Aim
Don't include pictures. Quote the lines below from the first through the line that contains "from matplotlib import pyplot as plt".

==================================================

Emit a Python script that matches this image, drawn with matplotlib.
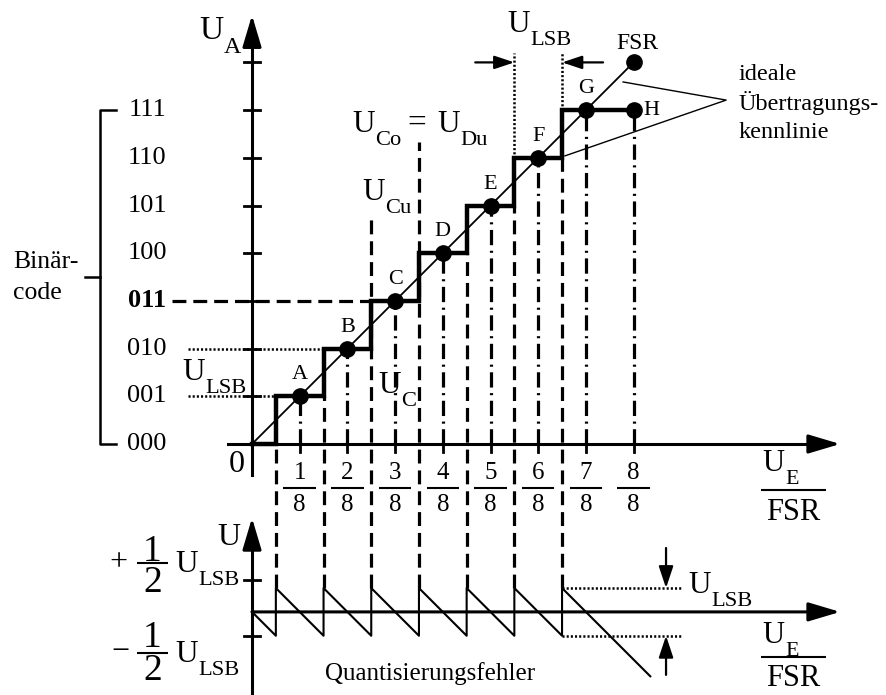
import numpy as np
import matplotlib
matplotlib.use('Agg')
from matplotlib import pyplot as plt

plt.rcParams['font.family'] = ['Liberation Serif', 'DejaVu Serif']
plt.rcParams['lines.scale_dashes'] = False

# data (x and y in LSB units)
codes = ['000', '001', '010', '011', '100', '101', '110', '111']
levels = np.arange(8)
thresholds = np.array([0.5, 1.5, 2.5, 3.5, 4.5, 5.5, 6.5])
point_names = ['A', 'B', 'C', 'D', 'E', 'F', 'G', 'H']
point_x = np.array([1, 2, 3, 4, 5, 6, 7, 8])
point_y = np.array([1, 2, 3, 4, 5, 6, 7, 7])
fsr_x, fsr_y = 8, 8
frac_nums = ['1', '2', '3', '4', '5', '6', '7', '8']
frac_den = '8'
err_end = 8.35
# where the dashed threshold lines start at the top
dash_top = [0, 1, 4.84, 6.33, 4, 5, 6]

PX = 47.7            # pixels per LSB
ERR0 = -3.52         # zero line of the error plot

DASH = (10, 5)
DASHDOT = (11, 4, 1.5, 4)
DOT = (1.5, 1.5)

fig = plt.figure(figsize=(8.86, 6.95), dpi=100)
ax = fig.add_axes([0, 0, 1, 1])
ax.set_xlim(-252 / PX, (886 - 252) / PX)
ax.set_ylim(-(695 - 444) / PX, 444 / PX)
ax.axis('off')


def arrow(x0, y0, x1, y1, lw=2.2, hl=0.57, hw=0.17, ms=34):
    ax.annotate('', xy=(x1, y1), xytext=(x0, y0),
                arrowprops=dict(arrowstyle='-|>,head_length=%s,head_width=%s' % (hl, hw),
                                mutation_scale=ms, lw=lw, color='k',
                                shrinkA=0, shrinkB=0))


def usub(x, y, sub, fs):
    ax.text(x, y, 'U', fontsize=fs, ha='left', va='baseline')
    ax.annotate(sub, (x, y), xytext=(0.74 * fs, -0.42 * fs), textcoords='offset points',
                fontsize=0.72 * fs, ha='left', va='baseline')


def frac(x, yn, yb, yd, num, den, hw, fs, lw=1.5):
    ax.text(x, yn, num, fontsize=fs, ha='center', va='center')
    ax.plot([x - hw, x + hw], [yb, yb], color='k', lw=lw, solid_capstyle='butt')
    ax.text(x, yd, den, fontsize=fs, ha='center', va='center')


# ---- upper diagram: axes
ax.plot([0, 0], [-0.65, 8.5], color='k', lw=2.2)
arrow(0, 8.4, 0, 8.99)
ax.plot([-0.5, 11.8], [0, 0], color='k', lw=2.2)
arrow(11.7, 0, 12.33, 0)
for v in range(1, 9):
    ax.plot([-0.16, 0.16], [v, v], color='k', lw=2)
    ax.plot([v, v], [-0.17, 0.16], color='k', lw=2)

# threshold lines (dashed) reaching down to the error plot
for t, top in zip(thresholds, dash_top):
    ax.plot([t, t], [ERR0 + 0.5, top], color='k', lw=2.3, dashes=DASH)
for t in thresholds[5:]:
    ax.plot([t, t], [t + 0.5, 8.2], color='k', lw=1.8, dashes=DOT)

# dash-dot lines from the code centres
for x, y in zip(point_x, point_y):
    ax.plot([x, x], [0, y], color='k', lw=2.3, dashes=DASHDOT)

# ideal line and staircase
ax.plot([0, fsr_x], [0, fsr_y], color='k', lw=1.3)
stair_x = np.concatenate([[0], np.repeat(thresholds, 2), [point_x[-1]]])
stair_y = np.repeat(levels, 2)
ax.plot(stair_x, stair_y, color='k', lw=3.2, solid_joinstyle='miter')
ax.plot(point_x, point_y, 'o', color='k', ms=11)
ax.plot([fsr_x], [fsr_y], 'o', color='k', ms=11)
for n, x, y in zip(point_names[:-1], point_x[:-1], point_y[:-1]):
    ax.text(x, y + 0.45, n, fontsize=16, ha='center', va='center')
ax.text(point_x[-1] + 0.2, point_y[-1], point_names[-1], fontsize=16, ha='left', va='center')
ax.text(fsr_x + 0.08, fsr_y + 0.4, 'FSR', fontsize=17, ha='center', va='center')

# code labels and bracket
for c, v in zip(codes, levels):
    ax.text(-2.2, v, c, fontsize=19, ha='center', va='center',
            fontweight='bold' if c == '011' else 'normal')
ax.plot([-2.85, -3.19, -3.19, -2.85], [7, 7, 0, 0], color='k', lw=1.8)
ax.plot([-3.5, -3.19], [3.5, 3.5], color='k', lw=1.8)
ax.text(-5.01, 3.82, 'Binär-', fontsize=18.5, ha='left', va='center')
ax.text(-5.01, 3.17, 'code', fontsize=18.5, ha='left', va='center')

# helper lines to the codes
ax.plot([-1.68, thresholds[2]], [3, 3], color='k', lw=2.3, dashes=DASH)
ax.plot([-1.34, thresholds[1]], [2, 2], color='k', lw=1.8, dashes=DOT)
ax.plot([-1.34, thresholds[0]], [1, 1], color='k', lw=1.8, dashes=DOT)

# x tick fractions
for x, n in zip(point_x, frac_nums):
    frac(x, -0.61, -0.92, -1.28, n, frac_den, 0.34, 18)
ax.text(-0.31, -0.42, '0', fontsize=23, ha='center', va='center')

# axis labels
usub(-1.11, 8.49, 'A', 24)
frac(11.35, -0.36, -0.96, -1.43, '', 'FSR', 0.68, 22)
usub(10.70, -0.57, 'E', 22)

# voltage labels
usub(-1.47, 1.34, 'LSB', 22.5)
usub(2.64, 1.07, 'C', 22.5)
usub(2.31, 5.12, 'Cu', 22.5)
usub(2.10, 6.54, 'Co', 22.5)
ax.text(3.46, 6.54, '=', fontsize=24, ha='center', va='baseline')
usub(3.88, 6.54, 'Du', 22.5)
usub(5.35, 8.64, 'LSB', 22.5)
arrow(4.68, 8.0, thresholds[5], 8.0, lw=1.6, hl=0.6, hw=0.2, ms=20)
arrow(7.36, 8.0, thresholds[6], 8.0, lw=1.6, hl=0.6, hw=0.2, ms=20)

# ideal transfer characteristic annotation
ax.text(10.19, 7.63, 'ideale', fontsize=17.5, ha='left', va='baseline')
ax.text(10.19, 7.0, 'Übertragungs-', fontsize=17.5, ha='left', va='baseline')
ax.text(10.19, 6.41, 'kennlinie', fontsize=17.5, ha='left', va='baseline')
ax.plot([7.78, 9.94, 6.56], [7.59, 7.21, 6.04], color='k', lw=1)

# ---- lower diagram: quantisation error
ax.plot([0, 0], [-5.4, -2.1], color='k', lw=2.2)
arrow(0, -2.2, 0, -1.55)
arrow(0, ERR0, 12.33, ERR0)
for v in (-2.85, -4.02):
    ax.plot([-0.16, 0.16], [v, v], color='k', lw=2)

seg_start = np.concatenate([[0], thresholds])
seg_end = np.concatenate([thresholds, [err_end]])
err_x = np.ravel(np.column_stack([seg_start, seg_end]))
err_y = np.ravel(np.column_stack([levels - seg_start, levels - seg_end])) + ERR0
ax.plot(err_x, err_y, color='k', lw=1.5)

for e in (0.5, -0.5):
    ax.plot([thresholds[-1], 9.01], [ERR0 + e, ERR0 + e], color='k', lw=1.8, dashes=DOT)
arrow(8.68, -2.18, 8.68, ERR0 + 0.5, lw=1.6, hl=0.6, hw=0.2, ms=22)
arrow(8.68, -4.84, 8.68, ERR0 - 0.5, lw=1.6, hl=0.6, hw=0.2, ms=22)
usub(9.14, -3.12, 'LSB', 22.5)

ax.text(-0.73, -2.12, 'U', fontsize=23, ha='left', va='baseline')
ax.text(-2.79, -2.50, '+', fontsize=23, ha='center', va='center')
frac(-2.09, -2.26, -2.50, -2.91, '1', '2', 0.33, 27)
usub(-1.61, -2.68, 'LSB', 22.5)
ax.text(-2.75, -4.38, '\u2212', fontsize=23, ha='center', va='center')
frac(-2.09, -4.07, -4.38, -4.76, '1', '2', 0.33, 27)
usub(-1.61, -4.57, 'LSB', 22.5)

frac(11.35, -4.0, -4.47, -4.91, '', 'FSR', 0.68, 22)
usub(10.70, -4.17, 'E', 22)
ax.text(3.73, -4.95, 'Quantisierungsfehler', fontsize=18, ha='center', va='baseline')

fig.savefig('out.png', dpi=100)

==================================================

Expected answer
Emit a Python script that matches this image, drawn with matplotlib.
import numpy as np
import matplotlib
matplotlib.use('Agg')
from matplotlib import pyplot as plt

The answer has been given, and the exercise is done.